Written request:
Return all of the data exactly, with nothing left out but the pictures.

Information supplied:
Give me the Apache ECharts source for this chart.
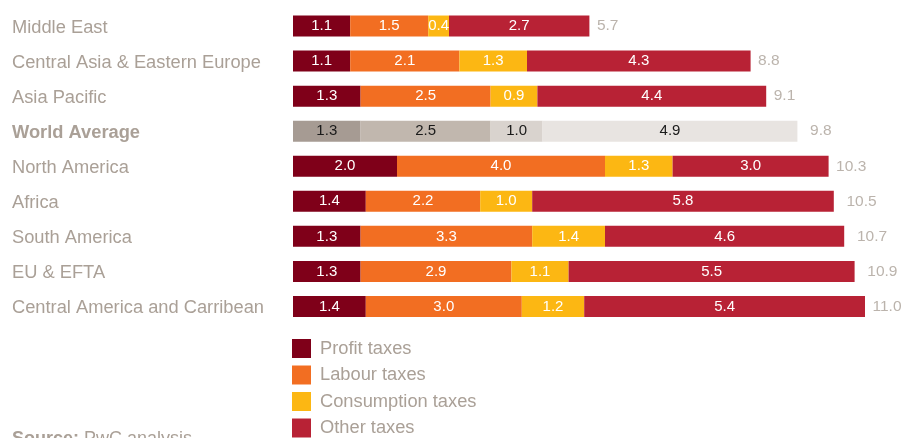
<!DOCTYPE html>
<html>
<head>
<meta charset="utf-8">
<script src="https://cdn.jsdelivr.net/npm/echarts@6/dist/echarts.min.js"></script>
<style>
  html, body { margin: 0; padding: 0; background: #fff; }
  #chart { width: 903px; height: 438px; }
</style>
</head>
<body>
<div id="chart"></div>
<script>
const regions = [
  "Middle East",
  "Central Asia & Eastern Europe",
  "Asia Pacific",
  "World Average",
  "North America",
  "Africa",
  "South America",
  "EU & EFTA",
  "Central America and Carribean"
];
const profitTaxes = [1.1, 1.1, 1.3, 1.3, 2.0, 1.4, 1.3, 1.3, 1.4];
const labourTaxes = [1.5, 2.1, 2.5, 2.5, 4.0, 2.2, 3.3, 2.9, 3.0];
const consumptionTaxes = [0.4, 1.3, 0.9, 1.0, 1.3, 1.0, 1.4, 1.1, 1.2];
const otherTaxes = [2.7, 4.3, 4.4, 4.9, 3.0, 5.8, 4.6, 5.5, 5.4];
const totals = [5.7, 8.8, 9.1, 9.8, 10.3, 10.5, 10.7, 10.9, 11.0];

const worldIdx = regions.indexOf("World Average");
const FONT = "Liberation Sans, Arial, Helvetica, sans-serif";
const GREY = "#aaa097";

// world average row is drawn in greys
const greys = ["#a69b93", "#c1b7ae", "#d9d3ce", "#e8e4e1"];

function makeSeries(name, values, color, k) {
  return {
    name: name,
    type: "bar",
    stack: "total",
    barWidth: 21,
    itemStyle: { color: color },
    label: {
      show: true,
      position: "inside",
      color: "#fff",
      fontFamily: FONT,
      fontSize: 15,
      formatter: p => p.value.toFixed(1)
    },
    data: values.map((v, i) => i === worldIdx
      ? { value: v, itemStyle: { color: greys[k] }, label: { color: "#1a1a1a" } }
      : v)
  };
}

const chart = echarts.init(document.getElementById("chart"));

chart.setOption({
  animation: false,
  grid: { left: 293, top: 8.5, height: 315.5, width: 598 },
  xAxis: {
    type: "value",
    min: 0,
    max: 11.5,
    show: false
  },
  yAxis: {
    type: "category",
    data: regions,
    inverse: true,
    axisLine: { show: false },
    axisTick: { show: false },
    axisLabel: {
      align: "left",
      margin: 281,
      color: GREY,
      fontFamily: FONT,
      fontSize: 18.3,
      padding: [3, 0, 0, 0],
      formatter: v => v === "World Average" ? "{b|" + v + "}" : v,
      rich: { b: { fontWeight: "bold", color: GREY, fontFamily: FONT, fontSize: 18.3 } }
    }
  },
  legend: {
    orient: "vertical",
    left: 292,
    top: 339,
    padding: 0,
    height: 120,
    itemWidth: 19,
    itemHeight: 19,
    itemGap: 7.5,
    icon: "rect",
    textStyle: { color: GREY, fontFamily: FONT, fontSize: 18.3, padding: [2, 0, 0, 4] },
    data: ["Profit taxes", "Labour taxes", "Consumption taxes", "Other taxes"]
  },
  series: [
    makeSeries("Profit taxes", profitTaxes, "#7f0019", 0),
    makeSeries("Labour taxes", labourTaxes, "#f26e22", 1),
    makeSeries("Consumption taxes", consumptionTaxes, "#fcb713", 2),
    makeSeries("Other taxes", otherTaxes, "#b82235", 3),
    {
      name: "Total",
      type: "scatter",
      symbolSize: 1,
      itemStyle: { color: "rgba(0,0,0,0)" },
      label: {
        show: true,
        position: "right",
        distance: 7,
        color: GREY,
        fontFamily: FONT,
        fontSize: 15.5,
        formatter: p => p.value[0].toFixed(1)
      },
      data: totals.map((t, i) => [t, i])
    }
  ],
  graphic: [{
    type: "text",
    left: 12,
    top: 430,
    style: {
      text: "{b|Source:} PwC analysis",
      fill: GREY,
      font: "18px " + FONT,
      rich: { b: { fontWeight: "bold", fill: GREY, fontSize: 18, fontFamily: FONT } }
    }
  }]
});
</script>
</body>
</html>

Exercise response:
Give me the Apache ECharts source for this chart.
<!DOCTYPE html>
<html>
<head>
<meta charset="utf-8">
<script src="https://cdn.jsdelivr.net/npm/echarts@6/dist/echarts.min.js"></script>
<style>
  html, body { margin: 0; padding: 0; background: #fff; }
  #chart { width: 903px; height: 438px; }
</style>
</head>
<body>
<div id="chart"></div>
<script>
const regions = [
  "Middle East",
  "Central Asia & Eastern Europe",
  "Asia Pacific",
  "World Average",
  "North America",
  "Africa",
  "South America",
  "EU & EFTA",
  "Central America and Carribean"
];
const profitTaxes = [1.1, 1.1, 1.3, 1.3, 2.0, 1.4, 1.3, 1.3, 1.4];
const labourTaxes = [1.5, 2.1, 2.5, 2.5, 4.0, 2.2, 3.3, 2.9, 3.0];
const consumptionTaxes = [0.4, 1.3, 0.9, 1.0, 1.3, 1.0, 1.4, 1.1, 1.2];
const otherTaxes = [2.7, 4.3, 4.4, 4.9, 3.0, 5.8, 4.6, 5.5, 5.4];
const totals = [5.7, 8.8, 9.1, 9.8, 10.3, 10.5, 10.7, 10.9, 11.0];

const worldIdx = regions.indexOf("World Average");
const FONT = "Liberation Sans, Arial, Helvetica, sans-serif";
const GREY = "#aaa097";

// world average row is drawn in greys
const greys = ["#a69b93", "#c1b7ae", "#d9d3ce", "#e8e4e1"];

function makeSeries(name, values, color, k) {
  return {
    name: name,
    type: "bar",
    stack: "total",
    barWidth: 21,
    itemStyle: { color: color },
    label: {
      show: true,
      position: "inside",
      color: "#fff",
      fontFamily: FONT,
      fontSize: 15,
      formatter: p => p.value.toFixed(1)
    },
    data: values.map((v, i) => i === worldIdx
      ? { value: v, itemStyle: { color: greys[k] }, label: { color: "#1a1a1a" } }
      : v)
  };
}

const chart = echarts.init(document.getElementById("chart"));

chart.setOption({
  animation: false,
  grid: { left: 293, top: 8.5, height: 315.5, width: 598 },
  xAxis: {
    type: "value",
    min: 0,
    max: 11.5,
    show: false
  },
  yAxis: {
    type: "category",
    data: regions,
    inverse: true,
    axisLine: { show: false },
    axisTick: { show: false },
    axisLabel: {
      align: "left",
      margin: 281,
      color: GREY,
      fontFamily: FONT,
      fontSize: 18.3,
      padding: [3, 0, 0, 0],
      formatter: v => v === "World Average" ? "{b|" + v + "}" : v,
      rich: { b: { fontWeight: "bold", color: GREY, fontFamily: FONT, fontSize: 18.3 } }
    }
  },
  legend: {
    orient: "vertical",
    left: 292,
    top: 339,
    padding: 0,
    height: 120,
    itemWidth: 19,
    itemHeight: 19,
    itemGap: 7.5,
    icon: "rect",
    textStyle: { color: GREY, fontFamily: FONT, fontSize: 18.3, padding: [2, 0, 0, 4] },
    data: ["Profit taxes", "Labour taxes", "Consumption taxes", "Other taxes"]
  },
  series: [
    makeSeries("Profit taxes", profitTaxes, "#7f0019", 0),
    makeSeries("Labour taxes", labourTaxes, "#f26e22", 1),
    makeSeries("Consumption taxes", consumptionTaxes, "#fcb713", 2),
    makeSeries("Other taxes", otherTaxes, "#b82235", 3),
    {
      name: "Total",
      type: "scatter",
      symbolSize: 1,
      itemStyle: { color: "rgba(0,0,0,0)" },
      label: {
        show: true,
        position: "right",
        distance: 7,
        color: GREY,
        fontFamily: FONT,
        fontSize: 15.5,
        formatter: p => p.value[0].toFixed(1)
      },
      data: totals.map((t, i) => [t, i])
    }
  ],
  graphic: [{
    type: "text",
    left: 12,
    top: 430,
    style: {
      text: "{b|Source:} PwC analysis",
      fill: GREY,
      font: "18px " + FONT,
      rich: { b: { fontWeight: "bold", fill: GREY, fontSize: 18, fontFamily: FONT } }
    }
  }]
});
</script>
</body>
</html>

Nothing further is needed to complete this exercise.